__PROBLEM__.
Gather, from the data below, each line in which the word "standalone" occurs.
** start GIVEN RECORDS **
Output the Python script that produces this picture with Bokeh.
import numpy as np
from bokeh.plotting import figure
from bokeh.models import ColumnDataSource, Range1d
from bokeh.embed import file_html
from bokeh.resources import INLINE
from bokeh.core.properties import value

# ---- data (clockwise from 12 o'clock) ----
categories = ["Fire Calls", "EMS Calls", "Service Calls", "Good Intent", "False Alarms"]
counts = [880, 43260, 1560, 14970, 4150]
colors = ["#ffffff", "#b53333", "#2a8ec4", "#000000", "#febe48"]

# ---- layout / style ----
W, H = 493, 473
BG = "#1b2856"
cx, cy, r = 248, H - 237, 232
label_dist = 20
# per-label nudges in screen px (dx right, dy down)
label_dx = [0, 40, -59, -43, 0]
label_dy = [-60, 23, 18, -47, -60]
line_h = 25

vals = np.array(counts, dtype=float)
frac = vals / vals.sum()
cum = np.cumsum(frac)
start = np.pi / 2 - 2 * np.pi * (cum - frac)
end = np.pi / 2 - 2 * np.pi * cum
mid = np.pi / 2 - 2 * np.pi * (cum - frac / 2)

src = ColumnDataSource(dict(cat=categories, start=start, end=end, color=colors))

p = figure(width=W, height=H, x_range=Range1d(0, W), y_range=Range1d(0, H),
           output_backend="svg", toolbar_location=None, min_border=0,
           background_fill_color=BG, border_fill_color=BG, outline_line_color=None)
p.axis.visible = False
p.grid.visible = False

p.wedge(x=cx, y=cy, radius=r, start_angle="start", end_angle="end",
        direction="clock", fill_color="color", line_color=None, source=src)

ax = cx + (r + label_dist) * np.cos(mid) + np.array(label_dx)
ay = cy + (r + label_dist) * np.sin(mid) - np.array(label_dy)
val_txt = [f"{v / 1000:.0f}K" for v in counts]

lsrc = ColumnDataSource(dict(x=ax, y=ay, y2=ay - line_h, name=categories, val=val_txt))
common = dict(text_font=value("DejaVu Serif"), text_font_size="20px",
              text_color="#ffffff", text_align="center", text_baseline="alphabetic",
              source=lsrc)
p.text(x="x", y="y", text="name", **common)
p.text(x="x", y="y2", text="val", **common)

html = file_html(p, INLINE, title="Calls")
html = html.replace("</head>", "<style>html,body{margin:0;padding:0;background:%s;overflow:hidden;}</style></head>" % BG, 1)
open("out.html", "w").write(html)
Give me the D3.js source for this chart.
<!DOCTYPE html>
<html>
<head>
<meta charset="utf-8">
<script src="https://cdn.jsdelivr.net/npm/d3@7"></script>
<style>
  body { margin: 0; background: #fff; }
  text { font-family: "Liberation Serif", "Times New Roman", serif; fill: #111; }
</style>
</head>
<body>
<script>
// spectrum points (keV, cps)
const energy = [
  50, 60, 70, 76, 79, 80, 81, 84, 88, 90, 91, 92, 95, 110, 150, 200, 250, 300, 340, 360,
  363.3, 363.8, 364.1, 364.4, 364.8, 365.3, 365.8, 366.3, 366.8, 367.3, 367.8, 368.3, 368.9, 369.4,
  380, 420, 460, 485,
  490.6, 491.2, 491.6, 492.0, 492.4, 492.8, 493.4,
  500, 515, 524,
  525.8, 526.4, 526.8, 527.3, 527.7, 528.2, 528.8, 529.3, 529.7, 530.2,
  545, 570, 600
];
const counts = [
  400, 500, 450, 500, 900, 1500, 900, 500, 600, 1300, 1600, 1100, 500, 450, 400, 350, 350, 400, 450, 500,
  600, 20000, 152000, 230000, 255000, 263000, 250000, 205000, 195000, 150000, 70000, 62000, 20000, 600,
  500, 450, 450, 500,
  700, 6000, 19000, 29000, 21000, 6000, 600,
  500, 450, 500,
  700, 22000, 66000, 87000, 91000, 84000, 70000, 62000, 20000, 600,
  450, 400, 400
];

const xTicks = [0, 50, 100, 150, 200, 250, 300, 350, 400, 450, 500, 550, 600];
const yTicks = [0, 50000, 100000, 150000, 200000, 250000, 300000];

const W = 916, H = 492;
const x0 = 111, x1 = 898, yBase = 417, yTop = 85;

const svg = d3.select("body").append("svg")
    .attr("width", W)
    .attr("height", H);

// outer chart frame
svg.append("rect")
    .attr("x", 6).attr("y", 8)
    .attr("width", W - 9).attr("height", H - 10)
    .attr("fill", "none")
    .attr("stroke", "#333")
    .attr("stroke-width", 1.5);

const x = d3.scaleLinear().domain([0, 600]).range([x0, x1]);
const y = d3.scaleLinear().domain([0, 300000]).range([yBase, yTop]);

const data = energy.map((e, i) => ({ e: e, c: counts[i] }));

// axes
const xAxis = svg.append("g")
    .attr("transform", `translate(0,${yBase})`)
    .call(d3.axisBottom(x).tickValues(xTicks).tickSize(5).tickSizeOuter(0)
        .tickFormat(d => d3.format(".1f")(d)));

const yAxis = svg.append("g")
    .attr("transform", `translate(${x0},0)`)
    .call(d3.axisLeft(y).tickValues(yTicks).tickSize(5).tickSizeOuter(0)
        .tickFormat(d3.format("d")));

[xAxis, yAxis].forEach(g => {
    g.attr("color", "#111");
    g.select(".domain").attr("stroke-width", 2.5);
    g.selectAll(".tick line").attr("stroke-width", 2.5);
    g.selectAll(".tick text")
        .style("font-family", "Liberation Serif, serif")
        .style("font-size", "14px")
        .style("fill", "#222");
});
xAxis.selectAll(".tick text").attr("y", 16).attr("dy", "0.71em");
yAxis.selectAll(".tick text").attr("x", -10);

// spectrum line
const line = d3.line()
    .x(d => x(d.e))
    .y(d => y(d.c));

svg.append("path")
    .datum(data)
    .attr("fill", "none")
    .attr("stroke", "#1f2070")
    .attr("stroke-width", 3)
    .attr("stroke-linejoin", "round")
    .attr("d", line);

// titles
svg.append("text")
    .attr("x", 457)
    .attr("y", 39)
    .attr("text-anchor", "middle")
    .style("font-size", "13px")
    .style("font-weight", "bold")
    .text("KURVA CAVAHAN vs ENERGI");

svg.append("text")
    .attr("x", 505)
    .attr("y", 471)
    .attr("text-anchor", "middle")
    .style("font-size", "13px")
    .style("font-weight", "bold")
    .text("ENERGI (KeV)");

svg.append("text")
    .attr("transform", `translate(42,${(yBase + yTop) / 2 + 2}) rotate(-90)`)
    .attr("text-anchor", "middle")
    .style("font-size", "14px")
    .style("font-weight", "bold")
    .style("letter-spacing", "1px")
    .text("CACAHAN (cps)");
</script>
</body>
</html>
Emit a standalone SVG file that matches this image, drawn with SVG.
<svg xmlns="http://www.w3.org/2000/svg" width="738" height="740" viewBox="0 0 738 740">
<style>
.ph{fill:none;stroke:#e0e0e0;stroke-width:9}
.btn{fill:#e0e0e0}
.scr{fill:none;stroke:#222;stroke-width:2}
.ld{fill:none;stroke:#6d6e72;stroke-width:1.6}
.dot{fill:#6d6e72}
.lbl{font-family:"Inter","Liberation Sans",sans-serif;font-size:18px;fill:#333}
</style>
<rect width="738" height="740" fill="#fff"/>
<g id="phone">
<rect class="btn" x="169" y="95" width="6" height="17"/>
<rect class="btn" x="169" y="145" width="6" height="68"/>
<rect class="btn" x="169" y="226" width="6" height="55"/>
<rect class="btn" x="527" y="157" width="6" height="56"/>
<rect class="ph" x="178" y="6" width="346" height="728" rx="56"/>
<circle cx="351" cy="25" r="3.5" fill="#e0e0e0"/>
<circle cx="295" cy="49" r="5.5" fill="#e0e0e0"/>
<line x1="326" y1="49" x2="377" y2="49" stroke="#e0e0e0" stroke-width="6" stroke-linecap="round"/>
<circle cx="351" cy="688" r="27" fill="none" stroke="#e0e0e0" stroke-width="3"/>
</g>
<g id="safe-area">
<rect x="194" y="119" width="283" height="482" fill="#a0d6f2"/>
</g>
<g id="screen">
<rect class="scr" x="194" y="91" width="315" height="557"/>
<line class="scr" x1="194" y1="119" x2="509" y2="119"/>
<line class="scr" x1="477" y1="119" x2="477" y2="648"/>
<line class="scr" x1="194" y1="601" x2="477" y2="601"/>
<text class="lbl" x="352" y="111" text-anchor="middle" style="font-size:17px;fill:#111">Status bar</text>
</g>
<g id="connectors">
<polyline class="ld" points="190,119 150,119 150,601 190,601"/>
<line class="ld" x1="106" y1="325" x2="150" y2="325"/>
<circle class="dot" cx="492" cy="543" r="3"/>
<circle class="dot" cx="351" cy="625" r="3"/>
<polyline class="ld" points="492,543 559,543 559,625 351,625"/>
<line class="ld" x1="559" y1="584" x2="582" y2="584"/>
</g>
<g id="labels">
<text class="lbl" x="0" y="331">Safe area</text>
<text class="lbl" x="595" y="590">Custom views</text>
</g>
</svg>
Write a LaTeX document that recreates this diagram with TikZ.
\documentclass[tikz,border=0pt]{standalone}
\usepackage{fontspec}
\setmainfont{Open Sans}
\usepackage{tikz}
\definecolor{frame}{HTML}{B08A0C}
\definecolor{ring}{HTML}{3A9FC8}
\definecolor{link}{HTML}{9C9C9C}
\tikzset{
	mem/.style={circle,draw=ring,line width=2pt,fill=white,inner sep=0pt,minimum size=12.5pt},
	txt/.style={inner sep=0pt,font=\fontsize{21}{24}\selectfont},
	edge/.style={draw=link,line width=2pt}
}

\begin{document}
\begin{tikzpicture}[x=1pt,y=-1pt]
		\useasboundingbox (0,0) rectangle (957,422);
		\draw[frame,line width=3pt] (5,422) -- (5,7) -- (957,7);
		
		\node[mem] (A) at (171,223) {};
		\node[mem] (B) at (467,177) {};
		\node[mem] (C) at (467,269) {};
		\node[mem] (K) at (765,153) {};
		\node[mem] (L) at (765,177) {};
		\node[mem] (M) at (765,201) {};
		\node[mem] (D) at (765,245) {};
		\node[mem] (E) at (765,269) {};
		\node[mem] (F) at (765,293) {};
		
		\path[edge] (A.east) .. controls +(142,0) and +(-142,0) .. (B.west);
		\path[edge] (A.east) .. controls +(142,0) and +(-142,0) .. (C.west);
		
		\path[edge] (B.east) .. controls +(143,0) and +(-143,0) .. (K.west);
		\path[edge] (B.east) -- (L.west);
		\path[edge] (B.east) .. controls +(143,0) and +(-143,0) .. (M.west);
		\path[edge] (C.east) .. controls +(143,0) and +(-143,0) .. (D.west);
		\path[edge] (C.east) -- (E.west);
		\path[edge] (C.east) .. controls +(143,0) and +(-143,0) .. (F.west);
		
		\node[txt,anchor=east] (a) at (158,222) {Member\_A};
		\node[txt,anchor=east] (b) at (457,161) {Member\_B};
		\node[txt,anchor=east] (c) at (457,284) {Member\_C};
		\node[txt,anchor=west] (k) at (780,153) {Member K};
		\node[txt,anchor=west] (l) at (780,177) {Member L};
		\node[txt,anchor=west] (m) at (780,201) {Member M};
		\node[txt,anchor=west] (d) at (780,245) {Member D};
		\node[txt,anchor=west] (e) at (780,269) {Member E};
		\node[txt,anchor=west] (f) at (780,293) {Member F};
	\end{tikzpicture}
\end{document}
** end GIVEN RECORDS **
__EXERCISE RESPONSE__.
Emit a standalone SVG file that matches this image, drawn with SVG.
\documentclass[tikz,border=0pt]{standalone}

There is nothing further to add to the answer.